Of the nine candidates the LCV named to its list of "Environmental Champions," eight were reelected. And of the 13 active candidates on the LCV's "Dirty Dozen" list (someone's got a bit of a counting problem), "we beat nine of them," said the league's Karpinski.
Said Sierra Club's Duvall, "The striking thing isn't just that the energy/environment issue played a decisive role in these races, it's that it was used to bring an optimistic, inspirational message to an election year marked by lots of negative campaigning."
But some political analysts believe environmentalists are going overboard with their optimistic claims of political relevance. "I really don't think that energy or the environment played a defining role in this election," Amy Walter, a senior editor with the Cook Political Report, told Muckraker. "It was ultimately a referendum on the president, the president's party and the president's war. It was a vote against the status quo rather than a vote for certain future goals. Does it mean that Democrats gave us a convincing blueprint for what they want to do with energy? No. Does it mean voters were saying we see a bright future in clean energy? No."
Ana Unruh Cohen of the Center for American Progress also thinks "it's a stretch to pin this election directly on environmental issues."
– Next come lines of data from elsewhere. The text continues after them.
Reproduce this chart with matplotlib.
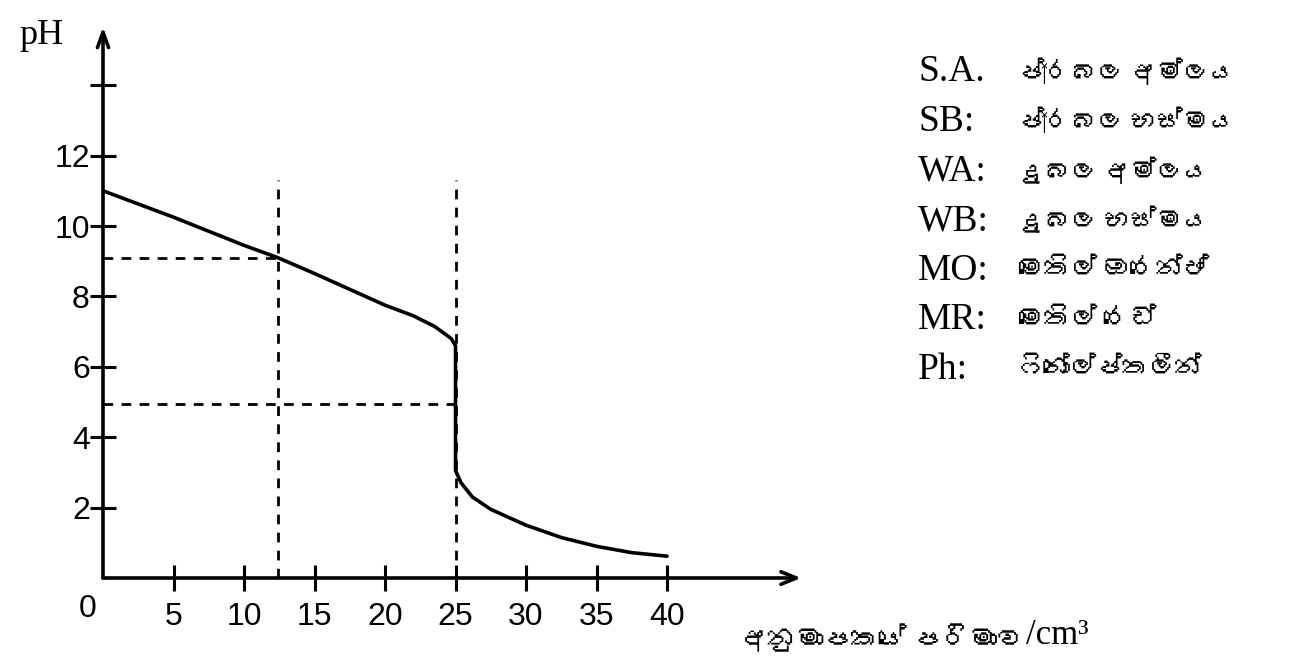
import matplotlib
matplotlib.use("Agg")
import matplotlib.pyplot as plt
from matplotlib import font_manager as fm
from matplotlib.ft2font import FT2Font

# ---------------- data ----------------
volume = [0, 5, 10, 12.4, 15, 20, 22, 23.5, 24.2, 24.7, 25, 25,
          25.4, 26.2, 27.5, 30, 32.5, 35, 37.5, 40]
ph = [11.0, 10.25, 9.45, 9.1, 8.65, 7.75, 7.45, 7.15, 6.95, 6.8, 6.6, 3.05,
      2.7, 2.3, 1.95, 1.5, 1.15, 0.9, 0.72, 0.62]

half_eq_vol = 12.4
half_eq_ph = 9.1
eq_vol = 25
mid_ph = 4.95
dash_top = 11.3

x_ticks = [5, 10, 15, 20, 25, 30, 35, 40]
y_ticks = [2, 4, 6, 8, 10, 12, 14]
y_tick_labels = ["2", "4", "6", "8", "10", "12", ""]

legend_keys = ["S.A.", "SB:", "WA:", "WB:", "MO:", "MR:", "Ph:"]
legend_vals = ["ප්‍රබල අම්ලය", "ප්‍රබල භස්මය", "දුබල අම්ලය", "දුබල භස්මය",
               "මෙතිල් ඔරෙන්ජ්", "මෙතිල් රෙඩ්", "ෆිනෝල්ප්තලීන්"]
x_label_si = "අනුමාපකයේ පරිමාව"
x_label_unit = "/cm³"
y_label = "pH"

# ---------------- fonts ----------------
def font_with(ch):
    for f in fm.fontManager.ttflist:
        try:
            if ord(ch) in FT2Font(f.fname).get_charmap():
                return f.name
        except Exception:
            pass
    return None

sin = font_with("අ")
serif_fam = ["Liberation Serif"] + ([sin] if sin else []) + ["DejaVu Sans"]
sans_fam = ["Liberation Sans", "DejaVu Sans"]

# ---------------- figure ----------------
W, H = 1307, 665
fig = plt.figure(figsize=(W / 100, H / 100), dpi=100)
x0, x1 = 103, 801
y0, y1 = 578, 27
ax = fig.add_axes([x0 / W, (H - y0) / H, (x1 - x0) / W, (y0 - y1) / H])
xmax = 49.5
ymax = (y0 - y1) / 35.2
ax.set_xlim(0, xmax)
ax.set_ylim(0, ymax)
for s in ax.spines.values():
    s.set_visible(False)

# axes with arrows
ax.annotate("", xy=(xmax, 0), xytext=(0, 0),
            arrowprops=dict(arrowstyle="->,head_length=1.1,head_width=0.45",
                            lw=2.6, color="black", shrinkA=0, shrinkB=0),
            annotation_clip=False)
ax.annotate("", xy=(0, ymax), xytext=(0, 0),
            arrowprops=dict(arrowstyle="->,head_length=1.1,head_width=0.4",
                            lw=2.6, color="black", shrinkA=0, shrinkB=0),
            annotation_clip=False)

ax.set_xticks(x_ticks)
ax.set_xticklabels([str(v) for v in x_ticks], family=sans_fam, fontsize=23)
ax.set_yticks(y_ticks)
ax.set_yticklabels(y_tick_labels, family=sans_fam, fontsize=23)
ax.tick_params(axis="both", direction="inout", length=19, width=2.2,
               color="black")
ax.tick_params(axis="x", pad=8)
ax.tick_params(axis="y", pad=0)

ax.text(-1.1, -0.45, "0", family=sans_fam, fontsize=23, ha="center",
        va="top")

# titration curve
ax.plot(volume, ph, color="black", lw=2.6, solid_joinstyle="round",
        solid_capstyle="round")

# dashed guide lines
dash = dict(color="black", lw=2.0, ls=(0, (3.5, 3.0)))
ax.plot([half_eq_vol, half_eq_vol], [0, dash_top], **dash)
ax.plot([eq_vol, eq_vol], [0, dash_top], **dash)
ax.plot([0, half_eq_vol], [half_eq_ph, half_eq_ph], **dash)
ax.plot([0, eq_vol], [mid_ph, mid_ph], **dash)

# axis labels
fig.text(19 / W, 1 - 36 / H, y_label, family=serif_fam, fontsize=26,
         ha="left", va="center")
t = fig.text(740 / W, 1 - 640 / H, x_label_si, family=serif_fam,
             fontsize=20, ha="left", va="center")
fig.canvas.draw()
bb = t.get_window_extent()
fig.text((bb.x1 + 2) / W, 1 - 636 / H, x_label_unit, family=serif_fam,
         fontsize=25, ha="left", va="center")

# legend text
for i, (k, v) in enumerate(zip(legend_keys, legend_vals)):
    yy = 1 - (72 + i * 49.6) / H
    fig.text(918 / W, yy, k, family=serif_fam, fontsize=27, ha="left",
             va="center")
    fig.text(1018 / W, yy, v, family=serif_fam, fontsize=19, ha="left",
             va="center")

fig.savefig("out.png", dpi=100)
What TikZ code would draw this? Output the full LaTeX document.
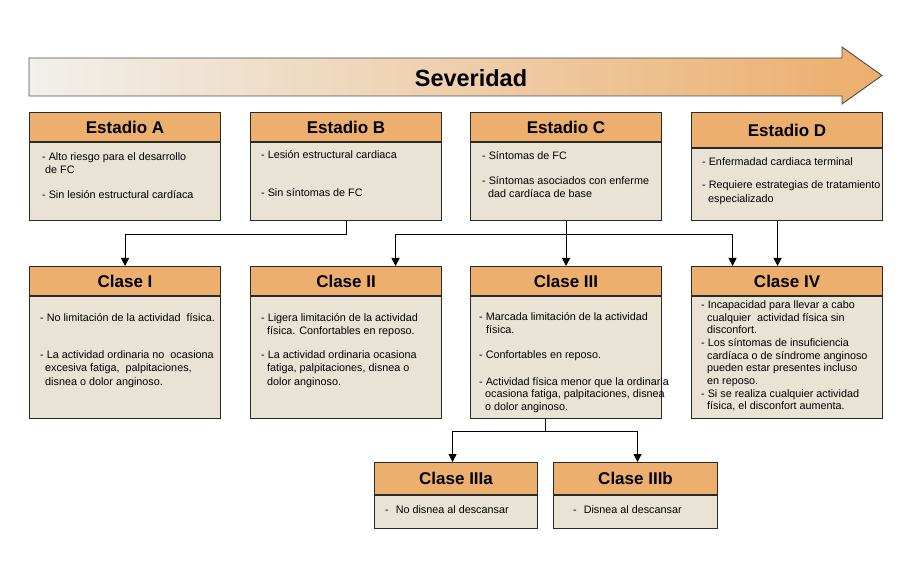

Cohen noted, however, that one of the most common themes among Democratic campaigns was eliminating subsidies for Big Oil. "Democrats were looking to speak to middle-class voters, and one of the best ways of spotlighting Republicans' favorable treatment of the wealthy is tax cuts for the richest 1 percent of America and oil subsidies for companies making record profits," she said. She also pointed to a recent Pew Research Center poll that found voters connecting the dots between oil use and national security; 67 percent said decreasing America's dependence on oil from the Middle East is a very important step in preventing terrorism. Said Cohen, "The environment was relevant in this election to the extent that it is inextricably connected to the issues that concerned voters most -- national security and the economy."
Whether or not environmentalists can legitimately take credit for any outcomes of the 2006 election, they have good reason to believe that the new political landscape will offer them some victories going forward. Soon-to-be House Speaker Nancy Pelosi, a Democrat from California, has named energy independence as one of her top priorities for the 110th Congress, along with repealing subsidies for oil companies and pushing energy efficiency and alternative fuels. President Bush -- perhaps trying to keep from getting steamrolled -- is now trying to seize the initiative on energy independence himself.
Said Karpinski, "Any way you slice it, we're looking at a tremendous growth of power among environmentally sympathetic leaders."